• What the exercise asks: Write out the material again exactly, please, and omit the pictures.

• Provided material:
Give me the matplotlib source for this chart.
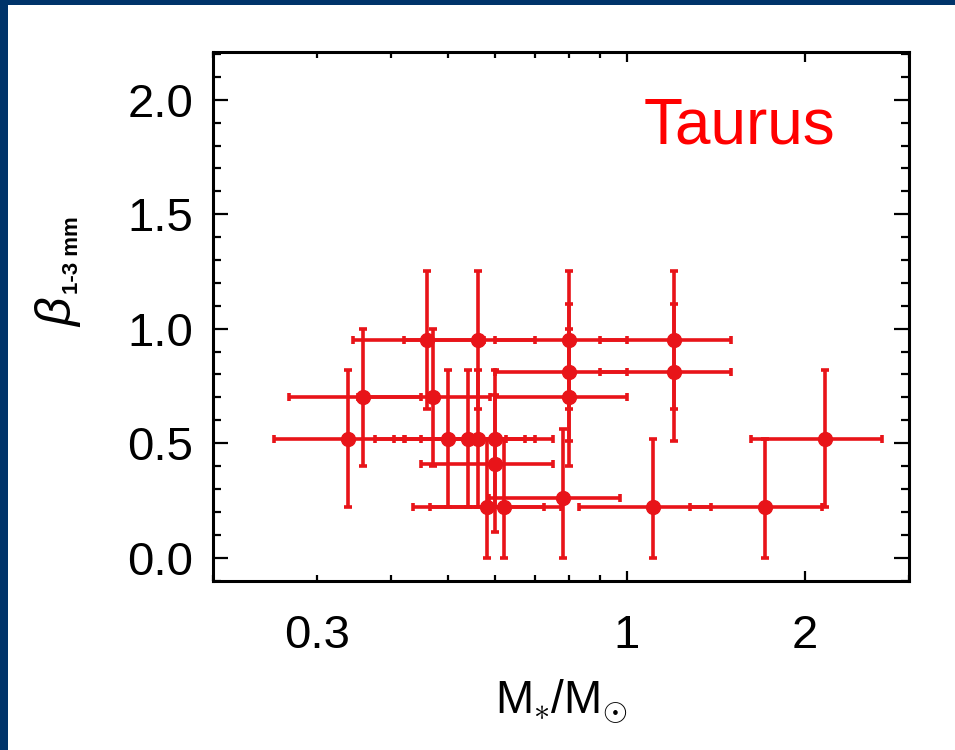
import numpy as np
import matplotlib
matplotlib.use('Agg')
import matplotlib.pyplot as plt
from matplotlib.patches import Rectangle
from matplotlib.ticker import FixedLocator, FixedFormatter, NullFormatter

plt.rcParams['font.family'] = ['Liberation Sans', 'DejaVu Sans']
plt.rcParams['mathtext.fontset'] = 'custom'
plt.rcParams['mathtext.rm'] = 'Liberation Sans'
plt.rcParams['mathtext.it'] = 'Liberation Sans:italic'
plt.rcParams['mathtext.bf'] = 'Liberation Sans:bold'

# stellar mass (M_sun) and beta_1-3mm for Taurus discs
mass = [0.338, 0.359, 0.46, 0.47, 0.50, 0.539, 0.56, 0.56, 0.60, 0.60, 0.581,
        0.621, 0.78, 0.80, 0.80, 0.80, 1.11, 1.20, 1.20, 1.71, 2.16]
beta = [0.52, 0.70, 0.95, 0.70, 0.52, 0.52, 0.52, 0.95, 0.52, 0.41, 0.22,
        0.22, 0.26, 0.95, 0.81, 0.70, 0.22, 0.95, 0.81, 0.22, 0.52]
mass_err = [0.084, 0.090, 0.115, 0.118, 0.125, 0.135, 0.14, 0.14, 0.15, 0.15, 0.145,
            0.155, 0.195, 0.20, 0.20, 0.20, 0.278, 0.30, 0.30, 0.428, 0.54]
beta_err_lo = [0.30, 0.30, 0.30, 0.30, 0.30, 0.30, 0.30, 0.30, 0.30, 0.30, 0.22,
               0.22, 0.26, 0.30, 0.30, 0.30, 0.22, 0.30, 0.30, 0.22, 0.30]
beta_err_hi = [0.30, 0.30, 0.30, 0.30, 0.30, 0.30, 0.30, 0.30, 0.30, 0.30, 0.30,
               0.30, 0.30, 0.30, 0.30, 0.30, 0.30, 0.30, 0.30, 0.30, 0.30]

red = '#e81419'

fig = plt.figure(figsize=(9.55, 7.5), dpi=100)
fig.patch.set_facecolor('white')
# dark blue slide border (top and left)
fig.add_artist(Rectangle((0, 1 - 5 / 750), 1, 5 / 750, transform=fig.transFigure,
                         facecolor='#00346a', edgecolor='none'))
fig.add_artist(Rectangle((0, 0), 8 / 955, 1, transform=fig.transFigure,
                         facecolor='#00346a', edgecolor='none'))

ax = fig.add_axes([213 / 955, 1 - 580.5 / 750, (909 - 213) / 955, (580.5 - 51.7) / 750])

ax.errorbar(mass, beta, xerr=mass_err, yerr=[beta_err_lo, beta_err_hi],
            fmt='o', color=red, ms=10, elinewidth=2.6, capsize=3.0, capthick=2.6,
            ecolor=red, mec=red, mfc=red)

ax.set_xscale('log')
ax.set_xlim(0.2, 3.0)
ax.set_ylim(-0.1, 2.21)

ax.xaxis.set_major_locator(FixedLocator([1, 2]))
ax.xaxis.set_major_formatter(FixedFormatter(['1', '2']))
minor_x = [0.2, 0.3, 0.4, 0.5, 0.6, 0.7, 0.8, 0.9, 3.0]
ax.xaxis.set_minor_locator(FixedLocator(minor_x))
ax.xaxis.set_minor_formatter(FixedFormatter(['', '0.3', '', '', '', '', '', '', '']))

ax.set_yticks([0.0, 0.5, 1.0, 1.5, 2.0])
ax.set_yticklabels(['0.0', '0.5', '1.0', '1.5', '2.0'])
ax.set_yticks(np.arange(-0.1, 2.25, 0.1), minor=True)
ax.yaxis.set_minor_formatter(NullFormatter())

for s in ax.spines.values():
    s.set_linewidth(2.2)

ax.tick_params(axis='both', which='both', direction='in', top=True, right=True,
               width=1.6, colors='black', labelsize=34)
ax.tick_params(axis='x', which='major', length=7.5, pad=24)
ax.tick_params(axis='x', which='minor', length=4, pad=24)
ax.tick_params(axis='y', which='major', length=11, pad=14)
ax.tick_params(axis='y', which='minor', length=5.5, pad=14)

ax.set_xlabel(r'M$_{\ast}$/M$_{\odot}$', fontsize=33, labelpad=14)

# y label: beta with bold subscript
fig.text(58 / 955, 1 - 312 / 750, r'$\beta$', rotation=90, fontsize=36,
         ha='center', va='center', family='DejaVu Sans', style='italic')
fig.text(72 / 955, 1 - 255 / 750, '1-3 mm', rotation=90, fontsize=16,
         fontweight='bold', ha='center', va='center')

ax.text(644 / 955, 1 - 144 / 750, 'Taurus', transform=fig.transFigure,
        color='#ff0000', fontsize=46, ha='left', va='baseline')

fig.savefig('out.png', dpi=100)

• Reply to the exercise:
Give me the matplotlib source for this chart.
import numpy as np
import matplotlib
matplotlib.use('Agg')
import matplotlib.pyplot as plt
from matplotlib.patches import Rectangle
from matplotlib.ticker import FixedLocator, FixedFormatter, NullFormatter

plt.rcParams['font.family'] = ['Liberation Sans', 'DejaVu Sans']
plt.rcParams['mathtext.fontset'] = 'custom'
plt.rcParams['mathtext.rm'] = 'Liberation Sans'
plt.rcParams['mathtext.it'] = 'Liberation Sans:italic'
plt.rcParams['mathtext.bf'] = 'Liberation Sans:bold'

# stellar mass (M_sun) and beta_1-3mm for Taurus discs
mass = [0.338, 0.359, 0.46, 0.47, 0.50, 0.539, 0.56, 0.56, 0.60, 0.60, 0.581,
        0.621, 0.78, 0.80, 0.80, 0.80, 1.11, 1.20, 1.20, 1.71, 2.16]
beta = [0.52, 0.70, 0.95, 0.70, 0.52, 0.52, 0.52, 0.95, 0.52, 0.41, 0.22,
        0.22, 0.26, 0.95, 0.81, 0.70, 0.22, 0.95, 0.81, 0.22, 0.52]
mass_err = [0.084, 0.090, 0.115, 0.118, 0.125, 0.135, 0.14, 0.14, 0.15, 0.15, 0.145,
            0.155, 0.195, 0.20, 0.20, 0.20, 0.278, 0.30, 0.30, 0.428, 0.54]
beta_err_lo = [0.30, 0.30, 0.30, 0.30, 0.30, 0.30, 0.30, 0.30, 0.30, 0.30, 0.22,
               0.22, 0.26, 0.30, 0.30, 0.30, 0.22, 0.30, 0.30, 0.22, 0.30]
beta_err_hi = [0.30, 0.30, 0.30, 0.30, 0.30, 0.30, 0.30, 0.30, 0.30, 0.30, 0.30,
               0.30, 0.30, 0.30, 0.30, 0.30, 0.30, 0.30, 0.30, 0.30, 0.30]

red = '#e81419'

fig = plt.figure(figsize=(9.55, 7.5), dpi=100)
fig.patch.set_facecolor('white')
# dark blue slide border (top and left)
fig.add_artist(Rectangle((0, 1 - 5 / 750), 1, 5 / 750, transform=fig.transFigure,
                         facecolor='#00346a', edgecolor='none'))
fig.add_artist(Rectangle((0, 0), 8 / 955, 1, transform=fig.transFigure,
                         facecolor='#00346a', edgecolor='none'))

ax = fig.add_axes([213 / 955, 1 - 580.5 / 750, (909 - 213) / 955, (580.5 - 51.7) / 750])

ax.errorbar(mass, beta, xerr=mass_err, yerr=[beta_err_lo, beta_err_hi],
            fmt='o', color=red, ms=10, elinewidth=2.6, capsize=3.0, capthick=2.6,
            ecolor=red, mec=red, mfc=red)

ax.set_xscale('log')
ax.set_xlim(0.2, 3.0)
ax.set_ylim(-0.1, 2.21)

ax.xaxis.set_major_locator(FixedLocator([1, 2]))
ax.xaxis.set_major_formatter(FixedFormatter(['1', '2']))
minor_x = [0.2, 0.3, 0.4, 0.5, 0.6, 0.7, 0.8, 0.9, 3.0]
ax.xaxis.set_minor_locator(FixedLocator(minor_x))
ax.xaxis.set_minor_formatter(FixedFormatter(['', '0.3', '', '', '', '', '', '', '']))

ax.set_yticks([0.0, 0.5, 1.0, 1.5, 2.0])
ax.set_yticklabels(['0.0', '0.5', '1.0', '1.5', '2.0'])
ax.set_yticks(np.arange(-0.1, 2.25, 0.1), minor=True)
ax.yaxis.set_minor_formatter(NullFormatter())

for s in ax.spines.values():
    s.set_linewidth(2.2)

ax.tick_params(axis='both', which='both', direction='in', top=True, right=True,
               width=1.6, colors='black', labelsize=34)
ax.tick_params(axis='x', which='major', length=7.5, pad=24)
ax.tick_params(axis='x', which='minor', length=4, pad=24)
ax.tick_params(axis='y', which='major', length=11, pad=14)
ax.tick_params(axis='y', which='minor', length=5.5, pad=14)

ax.set_xlabel(r'M$_{\ast}$/M$_{\odot}$', fontsize=33, labelpad=14)

# y label: beta with bold subscript
fig.text(58 / 955, 1 - 312 / 750, r'$\beta$', rotation=90, fontsize=36,
         ha='center', va='center', family='DejaVu Sans', style='italic')
fig.text(72 / 955, 1 - 255 / 750, '1-3 mm', rotation=90, fontsize=16,
         fontweight='bold', ha='center', va='center')

ax.text(644 / 955, 1 - 144 / 750, 'Taurus', transform=fig.transFigure,
        color='#ff0000', fontsize=46, ha='left', va='baseline')

fig.savefig('out.png', dpi=100)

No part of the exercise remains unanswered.